**Data section:**
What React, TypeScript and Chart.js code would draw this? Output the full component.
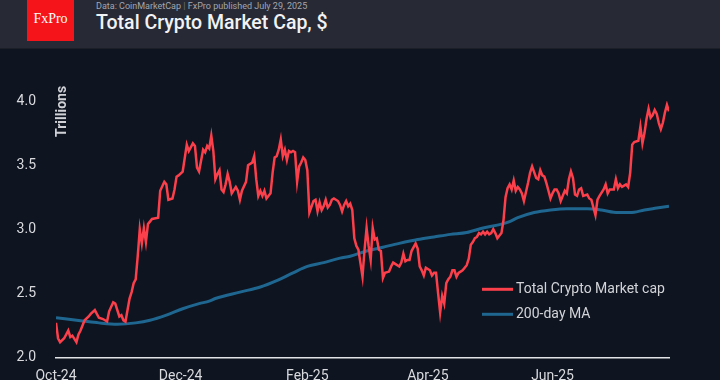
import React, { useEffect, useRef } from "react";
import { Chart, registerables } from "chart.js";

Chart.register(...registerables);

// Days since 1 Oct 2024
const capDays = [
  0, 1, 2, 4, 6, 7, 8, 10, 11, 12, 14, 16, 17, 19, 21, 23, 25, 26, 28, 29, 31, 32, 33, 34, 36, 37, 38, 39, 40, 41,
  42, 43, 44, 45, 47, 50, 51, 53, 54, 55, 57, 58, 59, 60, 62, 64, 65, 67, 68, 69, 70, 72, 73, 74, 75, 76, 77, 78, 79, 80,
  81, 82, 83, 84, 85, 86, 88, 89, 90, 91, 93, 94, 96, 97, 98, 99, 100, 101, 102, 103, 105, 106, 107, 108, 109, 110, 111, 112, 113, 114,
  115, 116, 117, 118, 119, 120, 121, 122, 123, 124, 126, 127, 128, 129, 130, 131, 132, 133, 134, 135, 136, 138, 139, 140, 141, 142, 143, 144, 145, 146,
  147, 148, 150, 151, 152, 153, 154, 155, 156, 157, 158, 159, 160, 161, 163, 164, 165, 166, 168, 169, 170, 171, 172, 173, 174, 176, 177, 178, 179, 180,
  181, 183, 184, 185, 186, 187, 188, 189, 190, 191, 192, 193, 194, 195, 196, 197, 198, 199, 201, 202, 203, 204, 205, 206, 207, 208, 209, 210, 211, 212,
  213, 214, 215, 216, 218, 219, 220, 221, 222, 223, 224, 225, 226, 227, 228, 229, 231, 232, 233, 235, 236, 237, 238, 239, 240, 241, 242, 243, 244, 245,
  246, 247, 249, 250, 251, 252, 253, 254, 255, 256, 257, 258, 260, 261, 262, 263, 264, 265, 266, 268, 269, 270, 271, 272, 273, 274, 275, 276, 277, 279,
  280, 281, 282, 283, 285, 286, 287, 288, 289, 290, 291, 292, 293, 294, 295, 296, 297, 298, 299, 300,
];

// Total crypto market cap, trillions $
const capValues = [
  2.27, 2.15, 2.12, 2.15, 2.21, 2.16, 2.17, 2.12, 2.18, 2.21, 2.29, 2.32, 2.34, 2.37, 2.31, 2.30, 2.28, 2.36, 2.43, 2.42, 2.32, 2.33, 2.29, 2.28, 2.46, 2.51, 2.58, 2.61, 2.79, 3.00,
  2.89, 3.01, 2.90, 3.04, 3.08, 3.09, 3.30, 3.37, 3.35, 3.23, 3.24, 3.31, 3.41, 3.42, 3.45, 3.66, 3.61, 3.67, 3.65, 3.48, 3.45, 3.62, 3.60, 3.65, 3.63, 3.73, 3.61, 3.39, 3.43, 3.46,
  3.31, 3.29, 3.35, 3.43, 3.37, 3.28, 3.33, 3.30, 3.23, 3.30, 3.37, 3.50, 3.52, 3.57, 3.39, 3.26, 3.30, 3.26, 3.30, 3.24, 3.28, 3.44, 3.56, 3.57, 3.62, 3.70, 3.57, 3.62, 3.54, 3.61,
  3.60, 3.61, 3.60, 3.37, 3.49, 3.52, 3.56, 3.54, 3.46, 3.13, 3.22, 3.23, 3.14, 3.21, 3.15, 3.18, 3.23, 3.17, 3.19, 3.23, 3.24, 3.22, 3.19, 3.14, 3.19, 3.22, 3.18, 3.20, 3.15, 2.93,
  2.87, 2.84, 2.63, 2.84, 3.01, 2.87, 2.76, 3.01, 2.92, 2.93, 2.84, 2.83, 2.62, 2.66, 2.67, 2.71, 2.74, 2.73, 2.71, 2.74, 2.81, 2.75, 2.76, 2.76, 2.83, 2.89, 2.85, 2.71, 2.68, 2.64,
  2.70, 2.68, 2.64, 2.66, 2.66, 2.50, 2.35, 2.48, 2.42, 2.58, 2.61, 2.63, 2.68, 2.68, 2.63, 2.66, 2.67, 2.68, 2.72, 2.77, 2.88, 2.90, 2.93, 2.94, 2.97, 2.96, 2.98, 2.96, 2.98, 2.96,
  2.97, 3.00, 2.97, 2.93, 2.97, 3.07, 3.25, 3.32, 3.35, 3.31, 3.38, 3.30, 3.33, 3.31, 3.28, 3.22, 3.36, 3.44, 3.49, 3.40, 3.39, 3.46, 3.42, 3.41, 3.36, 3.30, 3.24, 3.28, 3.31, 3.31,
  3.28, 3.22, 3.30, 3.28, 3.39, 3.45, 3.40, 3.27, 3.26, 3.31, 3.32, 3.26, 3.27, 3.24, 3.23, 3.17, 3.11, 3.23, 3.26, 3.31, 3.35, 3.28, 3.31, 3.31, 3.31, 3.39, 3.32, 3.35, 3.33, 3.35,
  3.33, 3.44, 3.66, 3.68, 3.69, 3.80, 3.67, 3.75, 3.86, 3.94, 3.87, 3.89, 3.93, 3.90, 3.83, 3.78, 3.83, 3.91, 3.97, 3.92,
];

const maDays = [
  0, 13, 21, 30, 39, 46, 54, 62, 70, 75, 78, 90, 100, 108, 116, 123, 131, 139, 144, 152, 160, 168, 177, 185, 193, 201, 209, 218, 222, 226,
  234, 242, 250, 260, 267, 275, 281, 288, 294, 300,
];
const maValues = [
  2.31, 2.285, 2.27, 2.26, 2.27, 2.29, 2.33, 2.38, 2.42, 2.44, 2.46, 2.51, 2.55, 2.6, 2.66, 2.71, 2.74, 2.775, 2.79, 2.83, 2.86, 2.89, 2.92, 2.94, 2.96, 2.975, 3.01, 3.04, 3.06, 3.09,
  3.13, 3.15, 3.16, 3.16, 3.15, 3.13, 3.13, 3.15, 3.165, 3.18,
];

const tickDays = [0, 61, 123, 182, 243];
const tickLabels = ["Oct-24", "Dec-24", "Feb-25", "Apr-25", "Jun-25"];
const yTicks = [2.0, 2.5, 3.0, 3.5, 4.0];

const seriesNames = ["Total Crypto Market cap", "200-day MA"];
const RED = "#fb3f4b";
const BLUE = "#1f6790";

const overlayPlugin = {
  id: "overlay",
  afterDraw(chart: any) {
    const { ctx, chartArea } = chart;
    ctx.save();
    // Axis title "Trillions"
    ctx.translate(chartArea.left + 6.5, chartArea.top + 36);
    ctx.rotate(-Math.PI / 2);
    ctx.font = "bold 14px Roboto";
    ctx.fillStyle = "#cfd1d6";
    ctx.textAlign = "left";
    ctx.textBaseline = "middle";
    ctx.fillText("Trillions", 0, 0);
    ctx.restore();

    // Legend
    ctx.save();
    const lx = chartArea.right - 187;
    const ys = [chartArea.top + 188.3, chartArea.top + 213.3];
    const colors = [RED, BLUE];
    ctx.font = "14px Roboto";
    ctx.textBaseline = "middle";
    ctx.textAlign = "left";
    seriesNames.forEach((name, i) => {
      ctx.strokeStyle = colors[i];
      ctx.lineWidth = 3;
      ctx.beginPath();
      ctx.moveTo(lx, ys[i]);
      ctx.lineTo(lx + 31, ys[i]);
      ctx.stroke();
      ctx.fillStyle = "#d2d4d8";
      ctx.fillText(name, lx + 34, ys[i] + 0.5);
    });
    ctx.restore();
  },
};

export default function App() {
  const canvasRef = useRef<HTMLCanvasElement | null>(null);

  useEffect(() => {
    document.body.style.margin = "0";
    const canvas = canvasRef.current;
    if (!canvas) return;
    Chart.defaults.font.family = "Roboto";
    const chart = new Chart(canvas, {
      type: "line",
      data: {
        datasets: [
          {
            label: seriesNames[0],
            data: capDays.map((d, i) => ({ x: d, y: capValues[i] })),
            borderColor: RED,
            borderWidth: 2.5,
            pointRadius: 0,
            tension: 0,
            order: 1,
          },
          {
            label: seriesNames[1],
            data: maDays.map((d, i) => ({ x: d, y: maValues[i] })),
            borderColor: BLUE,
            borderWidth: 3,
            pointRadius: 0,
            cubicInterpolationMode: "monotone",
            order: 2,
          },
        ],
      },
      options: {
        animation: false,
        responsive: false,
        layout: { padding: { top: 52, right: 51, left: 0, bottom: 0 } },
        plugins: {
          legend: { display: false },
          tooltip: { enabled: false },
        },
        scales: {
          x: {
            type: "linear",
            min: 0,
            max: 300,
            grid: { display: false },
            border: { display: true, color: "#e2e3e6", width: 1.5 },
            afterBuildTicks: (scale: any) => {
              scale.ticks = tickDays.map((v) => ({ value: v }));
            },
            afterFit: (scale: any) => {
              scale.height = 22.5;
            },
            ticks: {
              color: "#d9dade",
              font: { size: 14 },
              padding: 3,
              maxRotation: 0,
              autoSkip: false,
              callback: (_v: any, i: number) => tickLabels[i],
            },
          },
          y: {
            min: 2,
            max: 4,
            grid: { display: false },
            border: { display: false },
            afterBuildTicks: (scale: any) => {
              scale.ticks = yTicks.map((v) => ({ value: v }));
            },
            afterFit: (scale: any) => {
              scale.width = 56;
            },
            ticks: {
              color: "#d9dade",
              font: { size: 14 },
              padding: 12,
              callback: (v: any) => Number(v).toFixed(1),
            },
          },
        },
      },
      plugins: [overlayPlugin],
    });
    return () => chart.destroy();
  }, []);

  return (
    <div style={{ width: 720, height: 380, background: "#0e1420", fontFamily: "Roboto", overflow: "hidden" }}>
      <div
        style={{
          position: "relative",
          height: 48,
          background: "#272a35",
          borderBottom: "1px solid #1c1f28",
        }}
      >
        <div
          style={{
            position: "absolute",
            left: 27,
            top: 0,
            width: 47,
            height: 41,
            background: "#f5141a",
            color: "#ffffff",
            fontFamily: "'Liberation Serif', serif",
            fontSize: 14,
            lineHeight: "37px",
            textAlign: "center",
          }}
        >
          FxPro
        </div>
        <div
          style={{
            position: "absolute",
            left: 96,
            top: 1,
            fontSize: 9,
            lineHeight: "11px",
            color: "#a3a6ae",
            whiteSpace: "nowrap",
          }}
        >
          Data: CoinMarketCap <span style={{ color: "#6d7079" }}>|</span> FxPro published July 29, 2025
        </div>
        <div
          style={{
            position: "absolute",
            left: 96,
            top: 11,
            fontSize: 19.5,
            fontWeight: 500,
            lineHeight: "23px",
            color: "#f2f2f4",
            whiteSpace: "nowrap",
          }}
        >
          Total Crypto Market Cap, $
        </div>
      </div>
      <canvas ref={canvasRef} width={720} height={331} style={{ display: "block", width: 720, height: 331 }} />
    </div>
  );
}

**Given request:** Begin at the first line of the material and copy each line exactly through the one containing "Chart.register(...registerables);". Omit pictures.

**Worked solution:**
What React, TypeScript and Chart.js code would draw this? Output the full component.
import React, { useEffect, useRef } from "react";
import { Chart, registerables } from "chart.js";

Chart.register(...registerables);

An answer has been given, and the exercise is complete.